With a ninth win, we get to number nine of the Caps history chart.

While he didn’t pan out as a Flyers’ first round pick, Dainius Zubrus started to live up to expectation when he got to Washington…but not just on the ice. Formerly one of the poster boys for Easton Hockey, Zubrus couldn’t transition his game to the North American style when he first game over. Zubrus was brought to Washington in 2001 and took off as a bit of an offensive threat– at least to the Capitals side of things, as they were going through their rough times.

In his six seasons with the Capitals, he hit season-highs in points and goals, netting three straight 20-plus goal seasons towards the end of his run with the Caps, before his trade to Buffalo. As I mentioned, Zubrus was part of the teams that were going through the rough phase of contenders to tanking and having a difficult rebuild ahead of them. However, Zubrus was traded away before he could see the full bloom of the rebuild.
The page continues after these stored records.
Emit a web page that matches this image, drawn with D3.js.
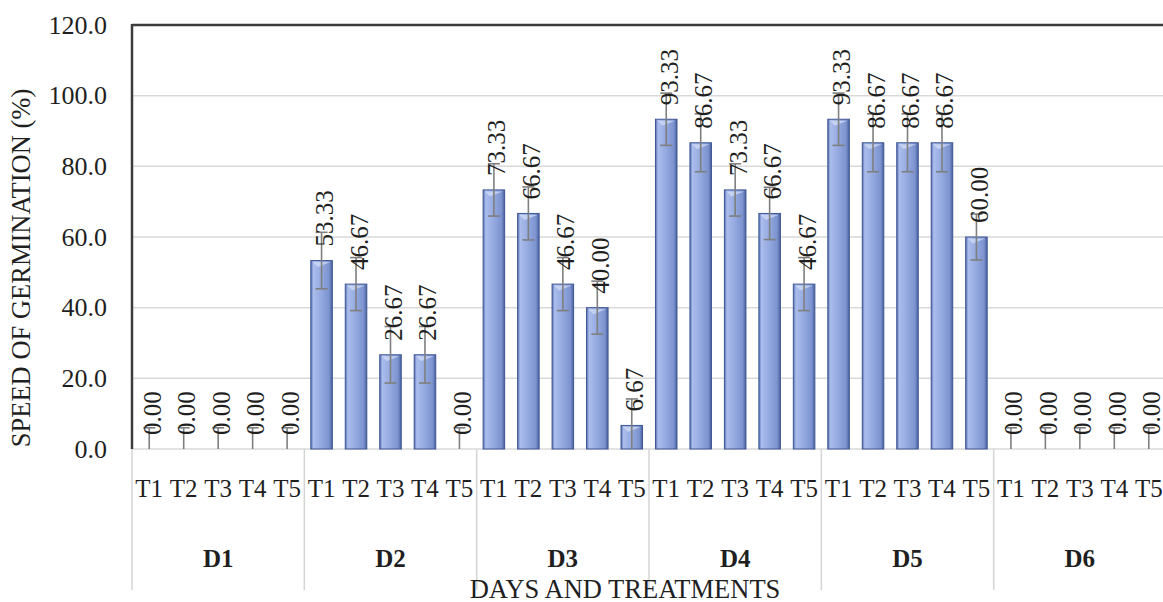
<!DOCTYPE html>
<html>
<head>
<meta charset="utf-8">
<script src="https://cdn.jsdelivr.net/npm/d3@7"></script>
<style>
  body { margin: 0; background: #fff; }
  text { font-family: "Liberation Serif", "Times New Roman", serif; fill: #1f1f1f; }
</style>
</head>
<body>
<div id="chart"></div>
<script>
// data
var days = ["D1", "D2", "D3", "D4", "D5", "D6"];
var treatments = ["T1", "T2", "T3", "T4", "T5"];
var values = [
  [0, 0, 0, 0, 0],
  [53.33, 46.67, 26.67, 26.67, 0],
  [73.33, 66.67, 46.67, 40.00, 6.67],
  [93.33, 86.67, 73.33, 66.67, 46.67],
  [93.33, 86.67, 86.67, 86.67, 60.00],
  [0, 0, 0, 0, 0]
];
var errors = [
  [6, 6, 6, 6, 6],
  [8, 7.5, 8, 8, 6],
  [7.4, 7.5, 7.5, 7.5, 7.5],
  [7.4, 8.2, 7.4, 7.4, 7.5],
  [7.4, 8.2, 8.2, 8.2, 6.5],
  [6, 6, 6, 6, 6]
];
var yTicks = [0, 20, 40, 60, 80, 100, 120];

var W = 1163, H = 602;
var plotL = 132, plotR = 1166, plotT = 25, plotB = 449;

var rows = [];
days.forEach(function (d, i) {
  treatments.forEach(function (t, j) {
    rows.push({ key: d + "-" + t, day: d, t: t, v: values[i][j], e: errors[i][j] });
  });
});

var svg = d3.select("#chart").append("svg").attr("width", W).attr("height", H);

var x0 = d3.scaleBand().domain(days).range([plotL, plotR]);
var x = d3.scaleBand().domain(rows.map(function (d) { return d.key; }))
  .range([plotL, plotR]).paddingInner(0.375).paddingOuter(0.1875);
var y = d3.scaleLinear().domain([0, 120]).range([plotB, plotT]);

var defs = svg.append("defs");
var grad = defs.append("linearGradient").attr("id", "barfill").attr("x1", "0").attr("x2", "1").attr("y1", "0").attr("y2", "0");
[["0%", "#566db0"], ["12%", "#abbdec"], ["45%", "#96abe1"], ["85%", "#7c93cf"], ["100%", "#48609e"]].forEach(function (s) {
  grad.append("stop").attr("offset", s[0]).attr("stop-color", s[1]);
});
defs.append("clipPath").attr("id", "plotclip").append("rect")
  .attr("x", plotL).attr("y", plotT).attr("width", plotR - plotL).attr("height", plotB - plotT);

// gridlines
svg.append("g").selectAll("line").data(yTicks.slice(1, -1)).enter().append("line")
  .attr("x1", plotL).attr("x2", plotR)
  .attr("y1", function (d) { return y(d); }).attr("y2", function (d) { return y(d); })
  .style("stroke", "#d9d9d9").style("stroke-width", 1.5);

// category axis line and group separators
svg.append("line").attr("x1", plotL).attr("x2", plotR).attr("y1", plotB).attr("y2", plotB)
  .style("stroke", "#d9d9d9").style("stroke-width", 1.5);
svg.append("g").selectAll("line").data(days.concat(["end"])).enter().append("line")
  .attr("x1", function (d) { return d == "end" ? plotR : x0(d); })
  .attr("x2", function (d) { return d == "end" ? plotR : x0(d); })
  .attr("y1", plotB).attr("y2", 590)
  .style("stroke", "#d4d4d4").style("stroke-width", 1.5);

// plot border (top and left)
svg.append("line").attr("x1", plotL).attr("x2", plotR).attr("y1", plotT).attr("y2", plotT)
  .style("stroke", "#3c3c3c").style("stroke-width", 2.5);
svg.append("line").attr("x1", plotL).attr("x2", plotL).attr("y1", plotT - 1).attr("y2", plotB)
  .style("stroke", "#3c3c3c").style("stroke-width", 2.5);

// bars
var bars = svg.append("g").selectAll("g").data(rows.filter(function (d) { return d.v > 0; })).enter().append("g");
bars.append("rect")
  .attr("x", function (d) { return x(d.key); })
  .attr("y", function (d) { return y(d.v); })
  .attr("width", x.bandwidth())
  .attr("height", function (d) { return plotB - y(d.v); })
  .style("fill", "url(#barfill)")
  .style("stroke", "#3f5795").style("stroke-width", 1);
// small bevel highlight on the top edge
bars.append("path")
  .attr("d", function (d) {
    var x1 = x(d.key) + 2, x2 = x(d.key) + x.bandwidth() - 2, yt = y(d.v) + 1.5;
    return "M" + x1 + "," + yt + "L" + x2 + "," + yt + "L" + (x1 + 5) + "," + (yt + 5) + "Z";
  })
  .style("fill", "#d6def5").style("opacity", 0.7);

// error bars
var eb = svg.append("g").attr("clip-path", "url(#plotclip)")
  .selectAll("g").data(rows).enter().append("g")
  .style("stroke", "#7f7f7f").style("stroke-width", 1.6);
var cx = function (d) { return x(d.key) + x.bandwidth() / 2; };
eb.append("line")
  .attr("x1", cx).attr("x2", cx)
  .attr("y1", function (d) { return y(d.v + d.e); })
  .attr("y2", function (d) { return y(d.v - d.e); });
[1, -1].forEach(function (s) {
  eb.append("line")
    .attr("x1", function (d) { return cx(d) - 6; }).attr("x2", function (d) { return cx(d) + 6; })
    .attr("y1", function (d) { return y(d.v + s * d.e); })
    .attr("y2", function (d) { return y(d.v + s * d.e); });
});

// data labels
svg.append("g").selectAll("text").data(rows).enter().append("text")
  .attr("transform", function (d) { return "translate(" + (cx(d) + 3) + "," + (y(d.v) - 14) + ") rotate(-90)"; })
  .attr("dominant-baseline", "central")
  .style("font-size", "25px")
  .text(function (d) { return d.v.toFixed(2); });

// y tick labels
svg.append("g").selectAll("text").data(yTicks).enter().append("text")
  .attr("x", 107).attr("y", function (d) { return y(d); })
  .attr("text-anchor", "end").attr("dominant-baseline", "central")
  .style("font-size", "26px")
  .text(function (d) { return d.toFixed(1); });

// category labels
svg.append("g").selectAll("text").data(rows).enter().append("text")
  .attr("x", cx).attr("y", 497)
  .attr("text-anchor", "middle")
  .style("font-size", "25px")
  .text(function (d) { return d.t; });
svg.append("g").selectAll("text").data(days).enter().append("text")
  .attr("x", function (d) { return x0(d) + x0.bandwidth() / 2; }).attr("y", 567)
  .attr("text-anchor", "middle")
  .style("font-size", "25px").style("font-weight", "bold")
  .text(function (d) { return d; });

// axis titles
svg.append("text").attr("x", 625).attr("y", 598)
  .attr("text-anchor", "middle").style("font-size", "26.5px")
  .text("DAYS AND TREATMENTS");
svg.append("text")
  .attr("transform", "translate(21,268) rotate(-90)")
  .attr("text-anchor", "middle").attr("dominant-baseline", "central")
  .style("font-size", "26.5px")
  .text("SPEED OF GERMINATION (%)");
</script>
</body>
</html>
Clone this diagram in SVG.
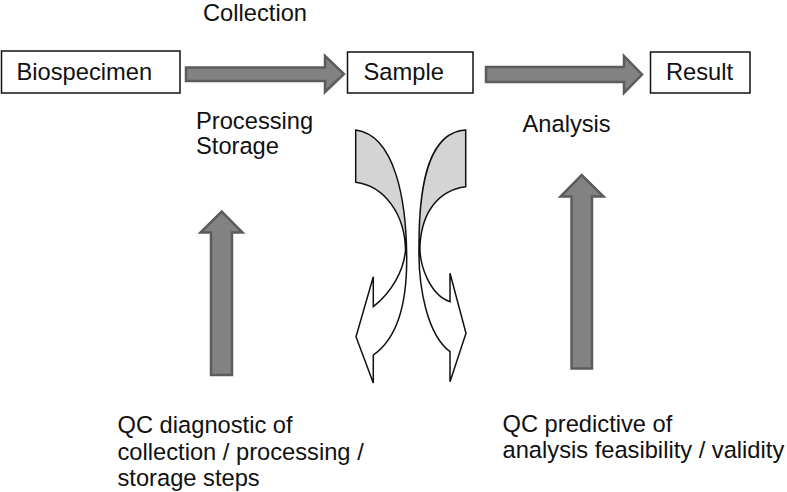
<svg xmlns="http://www.w3.org/2000/svg" width="787" height="492" viewBox="0 0 787 492">
<style>
text{font-family:"Liberation Sans",Arial,sans-serif;font-size:23.7px;fill:#111}
.box{fill:#fff;stroke:#111;stroke-width:1.5}
.fat{fill:#828282;stroke:#5c5c5c;stroke-width:2.5;stroke-linejoin:miter}
.cg{fill:#d4d4d4;stroke:none}
.co{fill:none;stroke:#111;stroke-width:1.5;stroke-linejoin:miter}
</style>
<rect width="787" height="492" fill="#fff"/>
<g id="biospecimen"><rect class="box" x="1.5" y="51" width="178.5" height="42"/><text x="16.5" y="80">Biospecimen</text></g>
<g id="sample"><rect class="box" x="347.5" y="52" width="125.5" height="41"/><text x="363.5" y="80">Sample</text></g>
<g id="result"><rect class="box" x="650.5" y="52" width="99.5" height="41"/><text x="666" y="80">Result</text></g>
<g id="connectors">
<polygon class="fat" points="186,67.5 325,67.5 325,56 344,74 325,92 325,81 186,81"/>
<polygon class="fat" points="486,67 624,67 624,56 642,74.5 624,93 624,82 486,82"/>
<polygon class="fat" points="211,375 211,232.5 200.5,232.5 221.7,211.5 242.5,232.5 232,232.5 232,375"/>
<polygon class="fat" points="571.5,368.5 571.5,196.5 560.5,196.5 581.7,175 603.5,196.5 592,196.5 592,368.5"/>
<g id="curved-left">
<path class="cg" d="M355.7,130 C395,135 406.7,200 406.7,260 L405.5,250 C405,215 385,186 355.7,182.3 Z"/>
<path class="co" d="M355.7,182.3 L355.7,130 C395,135 406.7,200 406.7,260 C406.7,310 395,340 373.3,355 L373.3,383 L356,336.7 L373.3,276.7 L373.3,306.7 C392,292 404,270 405.5,250 C405,215 385,186 355.7,182.3 Z"/>
</g>
<g id="curved-right">
<path class="cg" d="M465.7,130 C430,132 419,180 419,245 L420,245 C422,210 440,190 465.7,186.7 Z"/>
<path class="co" d="M465.7,186.7 L465.7,130 C430,132 419,180 419,245 C418,290 428,335 450,351.7 L450,381.7 L466,333.3 L450,273.3 L450,301.7 C430,295 419,265 420,245 C422,210 440,190 465.7,186.7 Z"/>
</g>
</g>
<g id="labels">
<text x="203" y="20.5">Collection</text>
<text x="196" y="128.5">Processing</text>
<text x="196" y="153.5">Storage</text>
<text x="522.5" y="131.5">Analysis</text>
<text x="117.5" y="432.5">QC diagnostic of</text>
<text x="117.5" y="459.5">collection / processing /</text>
<text x="117.5" y="486">storage steps</text>
<text x="502.5" y="431.5">QC predictive of</text>
<text x="502.5" y="458">analysis feasibility / validity</text>
</g>
</svg>
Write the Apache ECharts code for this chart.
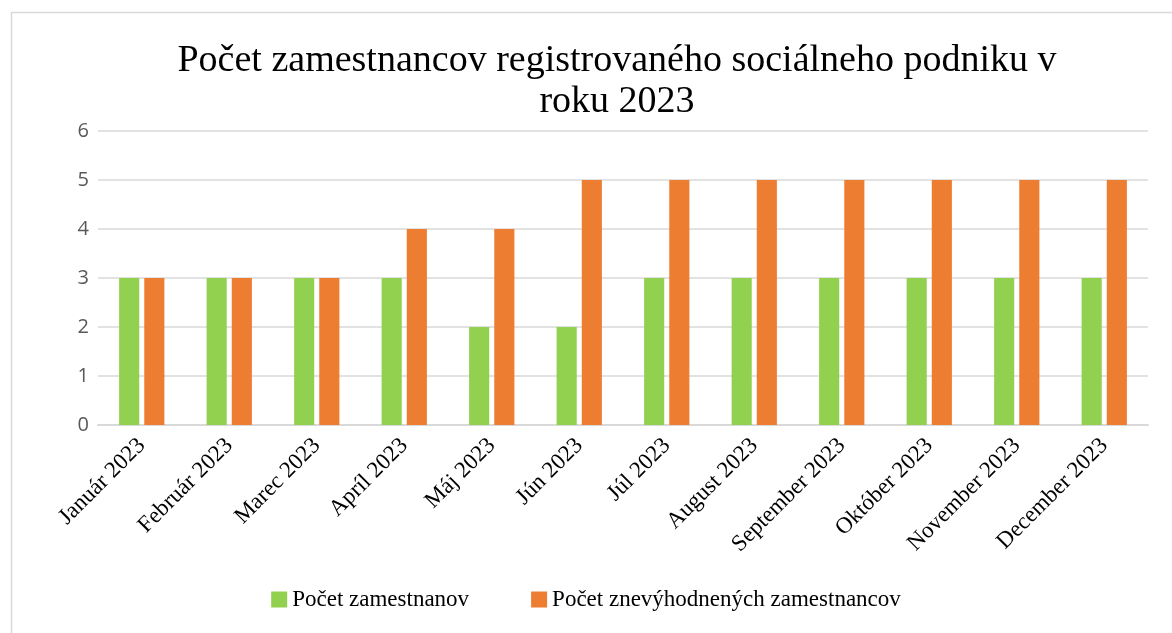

Yet, the most important part of Zubrus’ tenure with the Capitals was what he was able to help a new young star for the Capitals, doing something that may not have been done for him when he came into the league. When Alex Ovechkin came over to North America, Zubrus was not only a mentor to the young winger, but he played the role as translator, roommate, and someone to get Ovechkin comfortable with the game. Once Zubrus was traded, Ovechkin’s production in his sophomore season slowed down a bit. As we know, he’s gotten back on track– but Zubrus made a big impact for Ovechkin coming over and maybe allowed the Caps to have their franchise face develop quicker because of Zubrus’ off-ice help.